Exercise:
Extract each line of the data and write it out again exactly.

========

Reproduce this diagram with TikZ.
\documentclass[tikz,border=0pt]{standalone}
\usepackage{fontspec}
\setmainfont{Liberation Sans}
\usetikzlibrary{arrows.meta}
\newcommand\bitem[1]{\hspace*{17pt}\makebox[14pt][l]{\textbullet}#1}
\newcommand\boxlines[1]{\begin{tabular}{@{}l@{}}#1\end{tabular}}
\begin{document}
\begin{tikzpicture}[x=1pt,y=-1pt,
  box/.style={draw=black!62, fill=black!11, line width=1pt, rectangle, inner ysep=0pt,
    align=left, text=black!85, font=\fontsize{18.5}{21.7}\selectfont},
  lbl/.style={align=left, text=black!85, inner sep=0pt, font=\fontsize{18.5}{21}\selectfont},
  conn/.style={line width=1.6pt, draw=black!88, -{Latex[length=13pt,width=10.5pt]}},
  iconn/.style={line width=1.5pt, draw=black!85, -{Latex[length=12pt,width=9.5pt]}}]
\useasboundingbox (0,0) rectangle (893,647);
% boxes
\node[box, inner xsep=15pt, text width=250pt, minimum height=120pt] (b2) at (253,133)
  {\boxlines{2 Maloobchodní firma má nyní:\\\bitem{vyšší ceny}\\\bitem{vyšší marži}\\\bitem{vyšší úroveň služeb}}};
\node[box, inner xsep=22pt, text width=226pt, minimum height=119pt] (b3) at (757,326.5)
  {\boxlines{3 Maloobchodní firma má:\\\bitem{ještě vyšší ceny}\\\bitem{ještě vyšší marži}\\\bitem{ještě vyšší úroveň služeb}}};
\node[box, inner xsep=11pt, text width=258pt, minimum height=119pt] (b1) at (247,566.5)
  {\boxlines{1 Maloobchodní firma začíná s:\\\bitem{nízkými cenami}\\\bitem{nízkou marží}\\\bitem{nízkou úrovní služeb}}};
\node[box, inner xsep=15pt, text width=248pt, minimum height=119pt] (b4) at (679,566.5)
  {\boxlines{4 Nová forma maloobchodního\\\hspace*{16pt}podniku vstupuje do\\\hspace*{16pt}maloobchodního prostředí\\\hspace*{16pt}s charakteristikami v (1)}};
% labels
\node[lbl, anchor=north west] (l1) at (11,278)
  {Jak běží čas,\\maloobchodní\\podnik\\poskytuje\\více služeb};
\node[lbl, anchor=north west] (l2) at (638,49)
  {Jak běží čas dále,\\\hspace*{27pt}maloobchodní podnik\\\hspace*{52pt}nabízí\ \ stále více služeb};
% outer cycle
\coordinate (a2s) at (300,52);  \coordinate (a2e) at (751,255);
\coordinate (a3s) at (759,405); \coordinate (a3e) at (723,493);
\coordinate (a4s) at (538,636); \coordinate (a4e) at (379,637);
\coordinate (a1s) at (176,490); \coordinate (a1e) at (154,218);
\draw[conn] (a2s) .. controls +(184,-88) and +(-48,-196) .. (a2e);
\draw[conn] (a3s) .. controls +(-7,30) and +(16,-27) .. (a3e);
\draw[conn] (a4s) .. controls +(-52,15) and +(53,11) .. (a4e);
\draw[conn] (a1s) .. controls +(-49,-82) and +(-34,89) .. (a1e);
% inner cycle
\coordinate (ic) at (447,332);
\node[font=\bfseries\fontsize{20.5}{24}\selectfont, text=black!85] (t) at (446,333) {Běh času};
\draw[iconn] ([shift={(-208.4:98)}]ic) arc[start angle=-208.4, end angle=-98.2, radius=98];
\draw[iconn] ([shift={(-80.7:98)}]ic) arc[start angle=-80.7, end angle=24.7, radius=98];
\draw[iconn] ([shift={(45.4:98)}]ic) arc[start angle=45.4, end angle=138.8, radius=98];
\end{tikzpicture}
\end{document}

========

Task answer:
Reproduce this diagram with TikZ.
\documentclass[tikz,border=0pt]{standalone}
\usepackage{fontspec}
\setmainfont{Liberation Sans}
\usetikzlibrary{arrows.meta}
\newcommand\bitem[1]{\hspace*{17pt}\makebox[14pt][l]{\textbullet}#1}
\newcommand\boxlines[1]{\begin{tabular}{@{}l@{}}#1\end{tabular}}
\begin{document}
\begin{tikzpicture}[x=1pt,y=-1pt,
  box/.style={draw=black!62, fill=black!11, line width=1pt, rectangle, inner ysep=0pt,
    align=left, text=black!85, font=\fontsize{18.5}{21.7}\selectfont},
  lbl/.style={align=left, text=black!85, inner sep=0pt, font=\fontsize{18.5}{21}\selectfont},
  conn/.style={line width=1.6pt, draw=black!88, -{Latex[length=13pt,width=10.5pt]}},
  iconn/.style={line width=1.5pt, draw=black!85, -{Latex[length=12pt,width=9.5pt]}}]
\useasboundingbox (0,0) rectangle (893,647);
% boxes
\node[box, inner xsep=15pt, text width=250pt, minimum height=120pt] (b2) at (253,133)
  {\boxlines{2 Maloobchodní firma má nyní:\\\bitem{vyšší ceny}\\\bitem{vyšší marži}\\\bitem{vyšší úroveň služeb}}};
\node[box, inner xsep=22pt, text width=226pt, minimum height=119pt] (b3) at (757,326.5)
  {\boxlines{3 Maloobchodní firma má:\\\bitem{ještě vyšší ceny}\\\bitem{ještě vyšší marži}\\\bitem{ještě vyšší úroveň služeb}}};
\node[box, inner xsep=11pt, text width=258pt, minimum height=119pt] (b1) at (247,566.5)
  {\boxlines{1 Maloobchodní firma začíná s:\\\bitem{nízkými cenami}\\\bitem{nízkou marží}\\\bitem{nízkou úrovní služeb}}};
\node[box, inner xsep=15pt, text width=248pt, minimum height=119pt] (b4) at (679,566.5)
  {\boxlines{4 Nová forma maloobchodního\\\hspace*{16pt}podniku vstupuje do\\\hspace*{16pt}maloobchodního prostředí\\\hspace*{16pt}s charakteristikami v (1)}};
% labels
\node[lbl, anchor=north west] (l1) at (11,278)
  {Jak běží čas,\\maloobchodní\\podnik\\poskytuje\\více služeb};
\node[lbl, anchor=north west] (l2) at (638,49)
  {Jak běží čas dále,\\\hspace*{27pt}maloobchodní podnik\\\hspace*{52pt}nabízí\ \ stále více služeb};
% outer cycle
\coordinate (a2s) at (300,52);  \coordinate (a2e) at (751,255);
\coordinate (a3s) at (759,405); \coordinate (a3e) at (723,493);
\coordinate (a4s) at (538,636); \coordinate (a4e) at (379,637);
\coordinate (a1s) at (176,490); \coordinate (a1e) at (154,218);
\draw[conn] (a2s) .. controls +(184,-88) and +(-48,-196) .. (a2e);
\draw[conn] (a3s) .. controls +(-7,30) and +(16,-27) .. (a3e);
\draw[conn] (a4s) .. controls +(-52,15) and +(53,11) .. (a4e);
\draw[conn] (a1s) .. controls +(-49,-82) and +(-34,89) .. (a1e);
% inner cycle
\coordinate (ic) at (447,332);
\node[font=\bfseries\fontsize{20.5}{24}\selectfont, text=black!85] (t) at (446,333) {Běh času};
\draw[iconn] ([shift={(-208.4:98)}]ic) arc[start angle=-208.4, end angle=-98.2, radius=98];
\draw[iconn] ([shift={(-80.7:98)}]ic) arc[start angle=-80.7, end angle=24.7, radius=98];
\draw[iconn] ([shift={(45.4:98)}]ic) arc[start angle=45.4, end angle=138.8, radius=98];
\end{tikzpicture}
\end{document}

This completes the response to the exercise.